> [Brief]: Extract every line from the records below that contains the word "full".

> [Given data]:
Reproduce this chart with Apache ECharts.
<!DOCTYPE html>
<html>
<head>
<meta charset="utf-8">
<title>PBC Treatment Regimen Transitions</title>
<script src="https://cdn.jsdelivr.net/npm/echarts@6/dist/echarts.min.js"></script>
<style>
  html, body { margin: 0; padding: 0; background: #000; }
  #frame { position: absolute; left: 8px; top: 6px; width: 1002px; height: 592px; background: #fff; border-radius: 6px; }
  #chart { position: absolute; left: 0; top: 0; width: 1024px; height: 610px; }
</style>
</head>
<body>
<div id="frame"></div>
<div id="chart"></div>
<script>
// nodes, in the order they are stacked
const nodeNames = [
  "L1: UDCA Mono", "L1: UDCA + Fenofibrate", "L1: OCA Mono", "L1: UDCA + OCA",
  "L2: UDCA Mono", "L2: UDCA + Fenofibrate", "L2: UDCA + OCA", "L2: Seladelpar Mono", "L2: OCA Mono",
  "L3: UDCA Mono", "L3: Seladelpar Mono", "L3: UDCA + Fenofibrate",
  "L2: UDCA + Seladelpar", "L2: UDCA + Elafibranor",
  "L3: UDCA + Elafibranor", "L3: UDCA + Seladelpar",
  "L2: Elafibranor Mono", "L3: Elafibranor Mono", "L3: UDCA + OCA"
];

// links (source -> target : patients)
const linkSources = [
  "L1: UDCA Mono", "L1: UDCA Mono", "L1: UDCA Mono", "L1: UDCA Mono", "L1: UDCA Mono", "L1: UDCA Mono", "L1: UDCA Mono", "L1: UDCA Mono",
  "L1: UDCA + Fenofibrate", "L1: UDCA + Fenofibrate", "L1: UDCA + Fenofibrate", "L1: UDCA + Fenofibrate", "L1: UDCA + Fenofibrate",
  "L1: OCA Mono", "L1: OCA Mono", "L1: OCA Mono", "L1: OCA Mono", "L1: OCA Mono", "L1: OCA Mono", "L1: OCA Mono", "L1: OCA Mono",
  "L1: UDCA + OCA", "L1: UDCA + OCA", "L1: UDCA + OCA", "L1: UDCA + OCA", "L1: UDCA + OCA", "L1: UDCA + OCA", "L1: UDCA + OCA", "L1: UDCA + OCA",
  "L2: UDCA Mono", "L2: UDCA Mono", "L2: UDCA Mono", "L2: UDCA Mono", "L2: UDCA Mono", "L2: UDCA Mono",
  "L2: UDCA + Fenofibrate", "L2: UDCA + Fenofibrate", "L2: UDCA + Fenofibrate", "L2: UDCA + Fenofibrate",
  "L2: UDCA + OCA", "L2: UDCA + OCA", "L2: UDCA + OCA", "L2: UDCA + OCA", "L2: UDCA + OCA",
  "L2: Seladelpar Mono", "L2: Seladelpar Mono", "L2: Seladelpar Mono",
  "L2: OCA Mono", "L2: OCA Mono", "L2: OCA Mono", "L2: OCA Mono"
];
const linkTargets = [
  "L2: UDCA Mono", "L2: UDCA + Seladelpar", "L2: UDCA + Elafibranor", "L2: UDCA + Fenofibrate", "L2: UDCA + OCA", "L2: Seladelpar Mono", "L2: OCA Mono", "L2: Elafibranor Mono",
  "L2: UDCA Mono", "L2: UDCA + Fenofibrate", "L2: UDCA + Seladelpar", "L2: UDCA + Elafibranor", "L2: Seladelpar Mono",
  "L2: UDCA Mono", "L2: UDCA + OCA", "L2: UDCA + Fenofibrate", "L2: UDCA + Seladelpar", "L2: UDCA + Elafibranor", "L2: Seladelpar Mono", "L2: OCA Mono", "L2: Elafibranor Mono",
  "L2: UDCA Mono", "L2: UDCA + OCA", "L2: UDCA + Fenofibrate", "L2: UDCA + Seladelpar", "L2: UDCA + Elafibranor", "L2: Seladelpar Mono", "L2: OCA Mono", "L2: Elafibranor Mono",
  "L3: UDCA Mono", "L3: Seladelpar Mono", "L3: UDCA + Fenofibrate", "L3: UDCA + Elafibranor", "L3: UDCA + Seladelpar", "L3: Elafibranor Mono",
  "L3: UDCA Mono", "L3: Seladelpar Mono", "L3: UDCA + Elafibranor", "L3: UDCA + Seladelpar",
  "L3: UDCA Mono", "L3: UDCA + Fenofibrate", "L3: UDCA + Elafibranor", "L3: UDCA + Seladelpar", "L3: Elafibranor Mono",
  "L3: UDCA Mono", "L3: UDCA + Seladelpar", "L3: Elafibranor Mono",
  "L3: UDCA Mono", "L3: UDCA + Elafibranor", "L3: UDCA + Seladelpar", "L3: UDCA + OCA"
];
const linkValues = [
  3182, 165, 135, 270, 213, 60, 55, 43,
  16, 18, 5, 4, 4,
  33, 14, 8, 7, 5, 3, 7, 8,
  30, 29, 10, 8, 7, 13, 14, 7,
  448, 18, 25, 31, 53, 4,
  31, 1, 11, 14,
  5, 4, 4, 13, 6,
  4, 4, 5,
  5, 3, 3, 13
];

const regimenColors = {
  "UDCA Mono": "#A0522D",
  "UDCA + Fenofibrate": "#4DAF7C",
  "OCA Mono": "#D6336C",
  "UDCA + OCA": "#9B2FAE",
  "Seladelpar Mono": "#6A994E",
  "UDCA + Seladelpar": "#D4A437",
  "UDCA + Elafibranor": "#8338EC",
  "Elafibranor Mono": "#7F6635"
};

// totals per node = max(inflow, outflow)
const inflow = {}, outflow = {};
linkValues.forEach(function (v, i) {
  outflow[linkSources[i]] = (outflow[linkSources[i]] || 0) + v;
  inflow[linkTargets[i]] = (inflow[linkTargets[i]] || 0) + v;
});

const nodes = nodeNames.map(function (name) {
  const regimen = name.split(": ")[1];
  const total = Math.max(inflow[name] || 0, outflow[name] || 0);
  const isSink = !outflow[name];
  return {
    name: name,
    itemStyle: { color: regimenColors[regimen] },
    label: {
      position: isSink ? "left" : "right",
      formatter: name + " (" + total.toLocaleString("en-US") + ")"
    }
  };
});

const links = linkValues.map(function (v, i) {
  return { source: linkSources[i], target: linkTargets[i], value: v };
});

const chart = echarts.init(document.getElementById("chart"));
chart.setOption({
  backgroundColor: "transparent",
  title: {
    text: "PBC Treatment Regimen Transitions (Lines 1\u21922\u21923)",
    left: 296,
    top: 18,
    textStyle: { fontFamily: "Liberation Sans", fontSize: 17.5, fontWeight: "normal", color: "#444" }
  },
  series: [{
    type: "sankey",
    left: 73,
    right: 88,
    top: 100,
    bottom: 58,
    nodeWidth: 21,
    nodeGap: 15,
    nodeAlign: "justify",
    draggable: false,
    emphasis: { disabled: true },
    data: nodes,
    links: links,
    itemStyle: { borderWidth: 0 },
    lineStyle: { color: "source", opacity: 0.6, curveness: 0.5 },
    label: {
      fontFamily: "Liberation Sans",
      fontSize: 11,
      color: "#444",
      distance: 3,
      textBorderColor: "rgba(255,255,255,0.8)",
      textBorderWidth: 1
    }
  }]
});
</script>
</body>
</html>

---

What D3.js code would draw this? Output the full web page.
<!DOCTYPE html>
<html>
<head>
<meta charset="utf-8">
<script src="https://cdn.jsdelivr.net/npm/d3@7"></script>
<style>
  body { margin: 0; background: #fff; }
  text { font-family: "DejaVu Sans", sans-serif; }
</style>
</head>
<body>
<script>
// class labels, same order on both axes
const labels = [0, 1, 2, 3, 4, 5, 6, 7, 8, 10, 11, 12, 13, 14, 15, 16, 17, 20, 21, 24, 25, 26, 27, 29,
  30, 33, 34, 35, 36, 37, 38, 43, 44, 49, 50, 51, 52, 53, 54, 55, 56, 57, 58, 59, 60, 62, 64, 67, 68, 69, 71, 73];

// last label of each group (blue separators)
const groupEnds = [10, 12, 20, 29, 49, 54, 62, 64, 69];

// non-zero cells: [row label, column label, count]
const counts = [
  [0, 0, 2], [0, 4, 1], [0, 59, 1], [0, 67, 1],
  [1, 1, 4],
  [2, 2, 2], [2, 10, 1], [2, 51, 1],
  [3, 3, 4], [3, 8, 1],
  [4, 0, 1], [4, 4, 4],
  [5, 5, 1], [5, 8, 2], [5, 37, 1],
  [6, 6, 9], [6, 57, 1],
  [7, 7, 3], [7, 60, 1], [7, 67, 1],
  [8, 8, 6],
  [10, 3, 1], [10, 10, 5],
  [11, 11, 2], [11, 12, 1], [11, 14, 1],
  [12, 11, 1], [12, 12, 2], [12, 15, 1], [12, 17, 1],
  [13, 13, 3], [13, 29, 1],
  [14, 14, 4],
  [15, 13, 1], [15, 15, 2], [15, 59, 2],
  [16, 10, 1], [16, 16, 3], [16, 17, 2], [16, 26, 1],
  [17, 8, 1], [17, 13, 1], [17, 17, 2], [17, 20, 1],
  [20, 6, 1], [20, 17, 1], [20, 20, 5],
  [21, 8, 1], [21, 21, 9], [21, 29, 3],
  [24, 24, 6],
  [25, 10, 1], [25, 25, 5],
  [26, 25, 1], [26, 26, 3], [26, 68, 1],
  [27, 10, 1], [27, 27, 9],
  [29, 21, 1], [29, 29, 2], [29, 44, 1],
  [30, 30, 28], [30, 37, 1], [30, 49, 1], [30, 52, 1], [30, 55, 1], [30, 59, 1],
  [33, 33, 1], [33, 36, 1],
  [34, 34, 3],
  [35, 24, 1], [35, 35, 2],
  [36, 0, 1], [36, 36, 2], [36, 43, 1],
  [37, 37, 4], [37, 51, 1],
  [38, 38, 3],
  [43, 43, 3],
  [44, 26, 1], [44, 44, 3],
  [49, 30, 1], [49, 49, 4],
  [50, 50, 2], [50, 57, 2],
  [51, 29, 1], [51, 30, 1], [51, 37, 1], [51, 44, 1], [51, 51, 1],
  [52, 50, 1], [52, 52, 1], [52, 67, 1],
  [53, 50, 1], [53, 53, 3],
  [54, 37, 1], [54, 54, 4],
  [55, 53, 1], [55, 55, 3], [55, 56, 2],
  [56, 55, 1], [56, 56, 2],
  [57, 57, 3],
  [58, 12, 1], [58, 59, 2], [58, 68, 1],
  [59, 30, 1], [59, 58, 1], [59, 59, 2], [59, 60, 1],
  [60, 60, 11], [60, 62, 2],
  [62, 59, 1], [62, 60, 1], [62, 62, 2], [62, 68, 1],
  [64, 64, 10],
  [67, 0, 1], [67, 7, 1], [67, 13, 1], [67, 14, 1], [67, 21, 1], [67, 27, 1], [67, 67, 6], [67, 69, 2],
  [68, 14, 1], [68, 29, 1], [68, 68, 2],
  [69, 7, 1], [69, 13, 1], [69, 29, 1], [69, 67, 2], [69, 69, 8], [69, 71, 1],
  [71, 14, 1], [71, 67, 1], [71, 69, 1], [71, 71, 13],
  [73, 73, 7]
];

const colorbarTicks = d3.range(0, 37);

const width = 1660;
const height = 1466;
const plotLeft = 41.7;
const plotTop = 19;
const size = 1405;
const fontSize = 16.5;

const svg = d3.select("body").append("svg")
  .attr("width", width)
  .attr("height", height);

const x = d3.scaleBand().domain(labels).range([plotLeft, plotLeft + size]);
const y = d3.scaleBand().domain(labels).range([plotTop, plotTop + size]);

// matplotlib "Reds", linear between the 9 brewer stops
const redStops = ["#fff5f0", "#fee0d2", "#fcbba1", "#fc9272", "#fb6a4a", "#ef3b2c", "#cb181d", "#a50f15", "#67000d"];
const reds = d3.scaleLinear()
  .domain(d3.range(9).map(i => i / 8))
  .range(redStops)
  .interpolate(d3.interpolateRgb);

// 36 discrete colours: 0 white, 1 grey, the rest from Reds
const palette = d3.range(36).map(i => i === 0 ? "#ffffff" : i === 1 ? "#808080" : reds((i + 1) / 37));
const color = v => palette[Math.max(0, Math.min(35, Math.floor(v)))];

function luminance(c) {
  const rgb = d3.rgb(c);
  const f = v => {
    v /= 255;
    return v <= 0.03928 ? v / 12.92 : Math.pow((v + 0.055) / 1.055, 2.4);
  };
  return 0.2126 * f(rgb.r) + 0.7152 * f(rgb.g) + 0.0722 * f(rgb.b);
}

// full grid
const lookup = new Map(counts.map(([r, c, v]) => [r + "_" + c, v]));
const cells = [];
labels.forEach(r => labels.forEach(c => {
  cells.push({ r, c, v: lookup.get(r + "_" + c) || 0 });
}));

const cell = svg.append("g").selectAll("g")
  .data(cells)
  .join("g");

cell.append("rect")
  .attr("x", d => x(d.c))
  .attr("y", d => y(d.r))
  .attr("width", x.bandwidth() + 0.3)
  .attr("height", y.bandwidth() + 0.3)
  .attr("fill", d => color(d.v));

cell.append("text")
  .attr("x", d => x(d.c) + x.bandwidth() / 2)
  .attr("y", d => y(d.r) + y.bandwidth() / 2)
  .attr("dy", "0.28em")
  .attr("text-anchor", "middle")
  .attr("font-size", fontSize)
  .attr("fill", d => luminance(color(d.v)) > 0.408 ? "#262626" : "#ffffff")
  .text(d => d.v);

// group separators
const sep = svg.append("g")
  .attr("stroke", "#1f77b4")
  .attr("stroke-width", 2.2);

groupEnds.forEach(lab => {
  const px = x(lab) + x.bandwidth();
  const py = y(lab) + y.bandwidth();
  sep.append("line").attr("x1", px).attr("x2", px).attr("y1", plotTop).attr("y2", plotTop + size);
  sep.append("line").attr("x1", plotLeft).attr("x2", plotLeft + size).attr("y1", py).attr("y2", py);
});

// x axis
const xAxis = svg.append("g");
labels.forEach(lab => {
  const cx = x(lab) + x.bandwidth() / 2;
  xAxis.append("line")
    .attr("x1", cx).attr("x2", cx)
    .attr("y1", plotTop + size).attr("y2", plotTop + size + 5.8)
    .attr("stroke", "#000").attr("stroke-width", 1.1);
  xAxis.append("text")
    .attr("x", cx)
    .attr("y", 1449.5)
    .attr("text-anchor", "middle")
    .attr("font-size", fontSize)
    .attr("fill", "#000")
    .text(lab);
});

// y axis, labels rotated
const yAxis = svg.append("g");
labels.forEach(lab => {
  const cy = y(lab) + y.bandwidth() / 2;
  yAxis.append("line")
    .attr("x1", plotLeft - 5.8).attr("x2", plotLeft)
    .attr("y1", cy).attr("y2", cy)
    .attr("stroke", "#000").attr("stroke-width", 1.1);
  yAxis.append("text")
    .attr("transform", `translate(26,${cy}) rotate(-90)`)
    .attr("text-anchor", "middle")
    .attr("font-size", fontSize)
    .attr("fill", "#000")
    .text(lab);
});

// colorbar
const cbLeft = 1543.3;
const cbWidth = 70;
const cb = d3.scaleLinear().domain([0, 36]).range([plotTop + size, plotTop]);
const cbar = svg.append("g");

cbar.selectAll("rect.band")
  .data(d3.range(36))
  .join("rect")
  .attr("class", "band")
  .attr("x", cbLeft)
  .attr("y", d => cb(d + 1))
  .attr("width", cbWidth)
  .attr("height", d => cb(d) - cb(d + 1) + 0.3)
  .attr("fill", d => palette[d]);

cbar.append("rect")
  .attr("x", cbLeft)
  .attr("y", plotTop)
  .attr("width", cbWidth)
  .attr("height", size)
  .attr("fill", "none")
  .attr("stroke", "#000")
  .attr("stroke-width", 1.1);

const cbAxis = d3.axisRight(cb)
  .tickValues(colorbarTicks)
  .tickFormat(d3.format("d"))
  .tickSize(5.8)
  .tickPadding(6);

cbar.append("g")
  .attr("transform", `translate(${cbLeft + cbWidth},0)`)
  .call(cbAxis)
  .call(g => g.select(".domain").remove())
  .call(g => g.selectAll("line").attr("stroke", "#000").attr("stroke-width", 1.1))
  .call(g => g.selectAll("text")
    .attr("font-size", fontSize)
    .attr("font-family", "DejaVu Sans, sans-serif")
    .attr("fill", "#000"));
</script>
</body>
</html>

> [Final result]:
What D3.js code would draw this? Output the full web page.
// full grid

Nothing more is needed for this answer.